At first he was my friend, we talked and sat on the bus together. There wasn’t that many kids in PM kindergarten who rode my bus, it was many 10 of us so the bus was empty most of the time. The first time it started I had on this dark pink polka dot  skirt with a matching top and pink shoe strings tied around my braids. He put his finger in my anus the first time. I don’t remember how I felt at the time. From then it just kept continuing.

Underneath the saddle on the play ground was when he put his finger in my vagina. After that incident in the classroom we were doing sand art and I had knocked over all the sand. I remember Mrs. Miller grabbing my arm and pulling me into the “circle” yelling at me how I had spilled the sand and that she didn’t have anymore for the other kids and what was she suppose to do now. The next morning my mother was getting me dressed for school and I remember her asking me has anyone been touching you and I said no. Me and him had rode the bus together for the next two years. All I remember is him putting his fingers in my vagina and anus until I finally got away from him in the 3rd grade.

“Come on, I’m not about to let a good man go down” Franco Harris Defense attorney for Joe Paterno.

The Penn State case is what made me tell about what happened to me. I just don’t understand why so many people are still naïve to what is going on. Everyone wants to blame the children instead of the adults.

I agree 100% that Joe Paterno should have been fired. I also agree that Mike McQuery SHOULD be fired. Why did McQuery watch Jerry Sandusky molest that little boy in the shower and not stop him? If you saw him touching that child and didn’t go over to grab the child? I understand that he reported it to his superior which was what he was suppose to do but were you thinking about the child? How could you walk away from that little child and just leave him there with that monster?

According to Penn States code of conduct, teachers/coaches only have to report sexual abuse to a higher authority i.e., their supervisor. Legally they are not held responsible after they report it. Now what I’m wondering is because they have this code of conduct ,doesn’t that give the university the free-way to deny that it was every reported? doesn’t it give them the chance to protect the coach? Keeping a good name clean?

People are so caught up with Sandusky and Paterno that they forget about the victims. This grown man has come out and said,” I was showering with a 10-year old boy after hours but we were just horsing around”. Seriously people? And you still deny it? Ummmm……this sounds like Michael Jackson and Never land Ranch in his backyard. What NORMAL adult man has an amusement park in his backyard for kids when he had no kids at the time? Stop being so ignorant and in denial about what’s really happening. OPEN UP YOUR EYES.

“Children who are sexually abused typically will not fully learn the developmental tasks they would otherwise learn during the period when the abuse occurs. Sexual abuse reduces children’s feelings of self-worth, often resulting in self-degradation and difficulty in accepting themselves. The children also lose a sense of their own competence, as the assault comes from a powerful force outside herself.” ****

After I was molested I remember always feeling so ugly and insecure. I cried all the time in school because people wouldn’t play with me. My teachers would send home a note saying I was crying again and my mom telling me to stop being so sensitive, stop being a cry baby.

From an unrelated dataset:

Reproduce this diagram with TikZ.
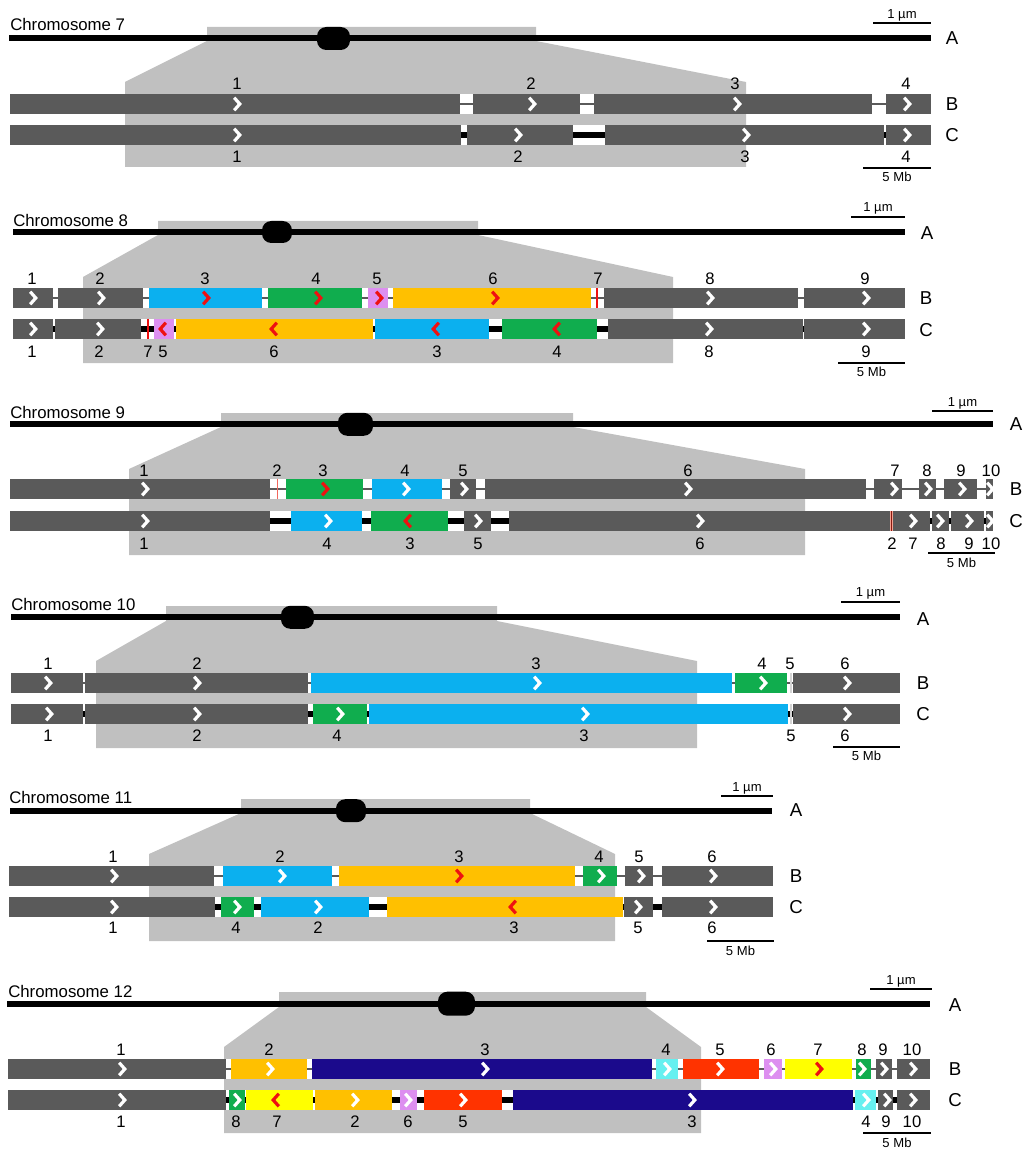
\documentclass[tikz,border=0pt]{standalone}
\usepackage{fontspec}
\setmainfont{Liberation Sans}
\definecolor{cDg}{HTML}{5A5A5A}
\definecolor{zoomgray}{HTML}{C0C0C0}
\definecolor{cBlue}{HTML}{0BB0EF}
\definecolor{cGreen}{HTML}{10AD4E}
\definecolor{cOrange}{HTML}{FFC000}
\definecolor{cPink}{HTML}{DD8FF0}
\definecolor{cRedOr}{HTML}{FF3300}
\definecolor{cYellow}{HTML}{FFFF00}
\definecolor{cNavy}{HTML}{1B0A8C}
\definecolor{cCyan}{HTML}{66F0F0}
\definecolor{chevred}{HTML}{EE1111}
\definecolor{darkred}{HTML}{8B1A10}
\definecolor{pinkred}{HTML}{F4A090}

% orientation chevrons drawn inside the blocks
\newcommand\chevW[2]{\draw[chev,white,shift={(#1,#2)}] (-2.8,-6.3) -- (2.8,0) -- (-2.8,6.3);}
\newcommand\chevR[2]{\draw[chev,chevred,shift={(#1,#2)}] (-2.8,-6.3) -- (2.8,0) -- (-2.8,6.3);}
\newcommand\chevL[2]{\draw[chev,chevred,shift={(#1,#2)}] (2.8,-6.3) -- (-2.8,0) -- (2.8,6.3);}
\newcommand\chevN[2]{}
% white track with its linker line: #1 top, #2 left, #3 right, #4 linker style
\newcommand\ktrack[4]{\fill[white] (#2,#1) rectangle (#3,#1+20);
  \draw[#4] (#2,#1+10) -- (#3,#1+10);}
% coloured blocks: #1 top, #2 list left/right/colour/chevron x/chevron type
\newcommand\kseg[2]{\foreach \xa/\xb/\col/\cx/\dir in {#2}{%
  \fill[\col] (\xa,#1) rectangle (\xb,#1+20);
  \csname chev\dir\endcsname{\cx}{#1+10}}}
% block numbers: #1 name prefix, #2 y, #3 list x/text
\newcommand\klabs[3]{\foreach \lx/\lt in {#3}{\node[num] (#1\lt) at (\lx,#2) {\lt};}}
% zoom wedge: x1,x2,ytop,yline,xl,xr,yslope,ybot
\newcommand\ktrap[8]{\fill[zoomgray] (#1,#3) -- (#2,#3) -- (#2,#4) -- (#6,#7) -- (#6,#8)
  -- (#5,#8) -- (#5,#7) -- (#1,#4) -- cycle;}
% chromosome line with centromere: #1 x1, #2 x2, #3 y, #4 cx, #5 half width, #6 half height
\newcommand\kchrom[6]{\draw[chromo] (#1,#3) -- (#2,#3);
  \fill[black,rounded corners=7pt] (#4-#5,#3-#6) rectangle (#4+#5,#3+#6);}
% scale bars
\newcommand\kum[4]{\draw[bar] (#2,#4) -- (#3,#4);
  \node[scl] (#1) at ({(#2+#3)/2},#4-5) {1 µm};}
\newcommand\kmb[4]{\draw[bar] (#2,#4) -- (#3,#4);
  \node[scl] (#1) at ({(#2+#3)/2},#4+14) {5 Mb};}
\newcommand\ktick[4]{\draw[#4] (#1,#2) -- (#1,#2+20);}

\begin{document}
\begin{tikzpicture}[x=0.75pt,y=-0.75pt,
  num/.style={font=\fontsize{12.5}{14}\selectfont, inner sep=0pt},
  ttl/.style={font=\fontsize{12.6}{15}\selectfont, anchor=west, inner sep=0pt},
  rowlbl/.style={font=\fontsize{14}{16}\selectfont, inner sep=0pt},
  scl/.style={font=\fontsize{9.8}{11}\selectfont, inner sep=0pt, anchor=base},
  chromo/.style={line width=4.5pt},
  bar/.style={line width=1.5pt},
  linkB/.style={draw=cDg, line width=1.1pt},
  linkC/.style={draw=black, line width=4pt},
  chev/.style={line width=2.4pt},
  redtick/.style={draw=chevred, line width=1.5pt}]
\useasboundingbox (0,0) rectangle (1024,1151);
\fill[white] (0,0) rectangle (1024,1151);

%% ---------------- Chromosome 7
\ktrap{207}{536}{27}{41}{125}{746}{82}{167}
\kchrom{9}{931}{38.5}{333.5}{16.5}{11.5}
\node[ttl] (t7) at (10,25) {Chromosome 7};
\kum{um7}{873}{931}{23.3}
\ktrack{94}{10}{931}{linkB}
\kseg{94}{10/460/cDg/237/W, 473/580/cDg/532/W, 594/872/cDg/737/W, 886/931/cDg/907/W}
\klabs{p7b}{84}{237/1, 531/2, 735/3, 906/4}
\ktrack{125}{10}{931}{linkC}
\kseg{125}{10/461/cDg/237/W, 467/573/cDg/518/W, 605/884/cDg/746/W, 886/931/cDg/907/W}
\klabs{p7c}{157}{237/1, 518/2, 745/3, 906/4}
\kmb{mb7}{863}{931}{168}
\node[rowlbl] (a7) at (952,38) {A};
\node[rowlbl] (b7) at (952,104) {B};
\node[rowlbl] (c7) at (952,135) {C};

%% ---------------- Chromosome 8
\ktrap{158}{478}{221}{235}{83}{673}{277}{363}
\kchrom{13}{905}{232}{277}{15}{11}
\node[ttl] (t8) at (13,220) {Chromosome 8};
\kum{um8}{851}{905}{217}
\ktrack{288}{13}{905}{linkB}
\kseg{288}{13/53/cDg/33/W, 58/143/cDg/101/W, 149/262/cBlue/206/R, 268/362/cGreen/318/R,
  368/388/cPink/379/R, 393/591/cOrange/495/R, 604/798/cDg/710/W, 804/905/cDg/866/W}
\ktick{597}{288}{}{redtick}
\klabs{p8b}{279}{32/1, 100/2, 205/3, 316/4, 377/5, 493/6, 598/7, 710/8, 865/9}
\ktrack{319}{13}{905}{linkC}
\kseg{319}{13/53/cDg/33/W, 55/141/cDg/100/W, 154/174/cPink/163/L, 176/373/cOrange/274/L,
  375/489/cBlue/436/L, 502/597/cGreen/557/L, 608/803/cDg/709/W, 804/905/cDg/866/W}
\ktick{148.3}{319}{}{redtick}
\klabs{p8c}{352}{32/1, 99/2, 148/7, 163/5, 274/6, 437/3, 557/4, 709/8, 866/9}
\kmb{mb8}{838}{905}{362.7}
\node[rowlbl] (a8) at (927,233) {A};
\node[rowlbl] (b8) at (926,298) {B};
\node[rowlbl] (c8) at (926,330) {C};

%% ---------------- Chromosome 9
\ktrap{221}{573}{413}{427}{129}{805}{469}{555}
\kchrom{10}{993}{424.3}{355.5}{17.5}{11.5}
\node[ttl] (t9) at (10,412) {Chromosome 9};
\kum{um9}{932}{993}{411}
\ktrack{479}{10}{993}{linkB}
\kseg{479}{10/270/cDg/145/W, 286/363/cGreen/325/R, 372/442/cBlue/406/W, 450/476/cDg/464/W,
  485/866/cDg/688/W, 874/902/cDg/894/W, 919/936/cDg/928/W, 944/977/cDg/962/W, 986/993/cDg/990/W}
\ktick{277.7}{479}{}{draw=pinkred!60!chevred, line width=0.9pt}
\klabs{p9b}{471}{144/1, 277/2, 323/3, 405/4, 463/5, 688/6, 895/7, 927/8, 961/9, 991/10}
\ktrack{511}{10}{993}{linkC}
\kseg{511}{10/270/cDg/145/W, 291/362/cBlue/328/W, 371/448/cGreen/408/L, 464/491/cDg/478/W,
  509/890/cDg/700/W, 893/930/cDg/913/W, 932/949/cDg/940/W, 951/984/cDg/969/W, 986/993/cDg/990/W}
\fill[pinkred] (890,511) rectangle (893,531);
\ktick{891.5}{511}{}{draw=darkred, line width=1.2pt}
\klabs{p9c}{544}{144/1, 327/4, 410/3, 478/5, 700/6, 892/2, 913/7, 941/8, 969/9, 991/10}
\kmb{mb9}{928}{995}{553.3}
\node[rowlbl] (a9) at (1016,424) {A};
\node[rowlbl] (b9) at (1016,489) {B};
\node[rowlbl] (c9) at (1016,521) {C};

%% ---------------- Chromosome 10
\ktrap{166}{497}{606}{621}{96}{697}{661}{748}
\kchrom{11}{900}{617.3}{297.5}{16.5}{11.5}
\node[ttl] (t10) at (11,604.5) {Chromosome 10};
\kum{um10}{841}{900}{601.7}
\ktrack{673}{11}{900}{linkB}
\kseg{673}{11/83/cDg/48/W, 85/308/cDg/197/W, 311/732/cBlue/537/W, 735/787/cGreen/763/W, 793/900/cDg/847/W}
\fill[zoomgray!70!white] (789.5,673) rectangle (791.5,693);
\klabs{p10b}{664}{48/1, 197/2, 536/3, 762/4, 790/5, 845/6}
\ktrack{704}{11}{900}{linkC}
\kseg{704}{11/83/cDg/49/W, 85/308/cDg/197/W, 313/367/cGreen/340/W, 369/788/cBlue/585/W, 793/900/cDg/847/W}
\fill[zoomgray!70!white] (790,704) rectangle (792,724);
\klabs{p10c}{736}{48/1, 197/2, 337/4, 584/3, 791/5, 845/6}
\kmb{mb10}{833}{900}{746.7}
\node[rowlbl] (a10) at (923,619) {A};
\node[rowlbl] (b10) at (923,683) {B};
\node[rowlbl] (c10) at (923,714) {C};

%% ---------------- Chromosome 11
\ktrap{241}{530}{799}{813}{149}{615}{854}{941}
\kchrom{10}{772}{810.7}{351}{15}{11.5}
\node[ttl] (t11) at (9,797) {Chromosome 11};
\kum{um11}{721}{773}{796}
\ktrack{866}{9}{773}{linkB}
\kseg{866}{9/214/cDg/114/W, 223/332/cBlue/282/W, 339/575/cOrange/459/R, 583/617/cGreen/601/W,
  625/653/cDg/641/W, 662/773/cDg/713/W}
\klabs{p11b}{857}{113/1, 280/2, 459/3, 599/4, 639/5, 712/6}
\ktrack{897}{9}{773}{linkC}
\kseg{897}{9/215/cDg/114/W, 221/254/cGreen/237/W, 261/369/cBlue/318/W, 387/623/cOrange/513/L,
  624/653/cDg/638/W, 662/773/cDg/713/W}
\klabs{p11c}{928}{113/1, 236/4, 318/2, 514/3, 638/5, 712/6}
\kmb{mb11}{707}{774}{941}
\node[rowlbl] (a11) at (796,810) {A};
\node[rowlbl] (b11) at (796,876) {B};
\node[rowlbl] (c11) at (796,907) {C};

%% ---------------- Chromosome 12
\ktrap{279}{646}{992}{1007}{224}{701}{1047}{1133}
\kchrom{7}{930}{1003.7}{456.5}{18.5}{12}
\node[ttl] (t12) at (8,991) {Chromosome 12};
\kum{um12}{870}{932}{989}
\ktrack{1059}{8}{930}{linkB}
\kseg{1059}{8/226/cDg/122/W, 231/307/cOrange/270/W, 312/652/cNavy/485/W, 656/678/cCyan/667/W,
  683/759/cRedOr/720/W, 764/782/cPink/773/W, 785/852/cYellow/819/R, 856/871/cGreen/862/W,
  876/892/cDg/884/W, 897/930/cDg/913/W}
\klabs{p12b}{1050}{121/1, 269/2, 485/3, 666/4, 720/5, 771/6, 818/7, 862/8, 883/9, 912/10}
\ktrack{1090}{8}{930}{linkC}
\kseg{1090}{8/226/cDg/122/W, 229/245/cGreen/237/W, 246/313/cYellow/276/L, 315/392/cOrange/355/W,
  400/417/cPink/408/W, 424/502/cRedOr/463/W, 513/853/cNavy/692/W, 855/876/cCyan/866/W,
  878/893/cDg/887/W, 897/930/cDg/913/W}
\klabs{p12c}{1122}{121/1, 236/8, 277/7, 355/2, 408/6, 463/5, 692/3, 866/4, 886/9, 912/10}
\kmb{mb12}{863}{931}{1133}
\node[rowlbl] (a12) at (955,1005) {A};
\node[rowlbl] (b12) at (955,1069) {B};
\node[rowlbl] (c12) at (955,1100) {C};
\end{tikzpicture}
\end{document}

I’m so happy my daughter is so beautiful and not “ugly” like me. Maybe she wont have to deal with being called ugly and people pretending to be nice to you just to use you. No I know I’m not “ugly” I just don’t feel “pretty”  some days. Being called ugly and fat for so many years does hurt and still to this day makes me teary eyes. My self confidence have gotten stronger over time, I just never realized it would take this long just to acknowledge the problem.


I remember having to go to school after I was molested. Going to PM kindergarten and still having to see him every day was the worst. He was just a year older than me but still twice my size.

I had just started to remember being molested when I was in middle school, 8th grade. Having to ride the bus and sitting behind him because we had assigned seats. That day I told my 2 best friends and having this sickening feeling at the bottom of my stomach when all these feeling came back to me.
It just amazed me so much how I could remember every little detail from when I was 5. From that dark pink skirt set with black polka-dots to the pink shoestring in my cornrowed hair. Its scary how at 5 years old I kept it inside and didn’t tell anyone for over 10 years.

He lived on my street, he still lives in my neighborhood. The molestation went on for over 2 years and I have just started to try to avoid him. I think the part that pissed me off the most is that the adult in the neighborhood knew that he was molesting other children and no one did anything to stop it. He has tried to rape someone I knew and assaulted him on many occasions. 10 years after he molested me, he started molesting one of the my friends little brothers. They were about to jump him and that’s when he moved away for a year but came back..

Years after it happened apparently my mother knew who was molesting me. That has got to be the biggest slap in the face yet. You would think because shed been raped by her brother she’s be more protective of her daughters but that’s just not the case. Is it wrong to me? Personally…..yes.
But I’ve learned to accept that I cant change how other people react to certain situations, I can only control me.

I believe the cycle of abuse begins and ends with the parents. What you say to your children will carry on into the next generation until someone stops it. Having an ignorant “back in my day this never happened” mentality helps no one. We all know about your “Uncle Russell” in the family which no one talks about but keeps inviting around all the kids and steadily ignoring the cries of your children. The rumors going around the family that you purposely try to keep a secrete.

So now at 25 a mother of a 10 month old girl I find myself scared out of my mind. So terrified that some monster will hurt her the way I was hurt. However I am doing everything possible to be as education as much as I can. When my daughter is old enough to understand I will teach her also.

Every time I look into her eyes I see such innocence that it breaks my heart. Knowing that I can’t possible protect her from everything in the world but I can do whatever it talks to keep that innocent look in her eyes until she chooses to give it away.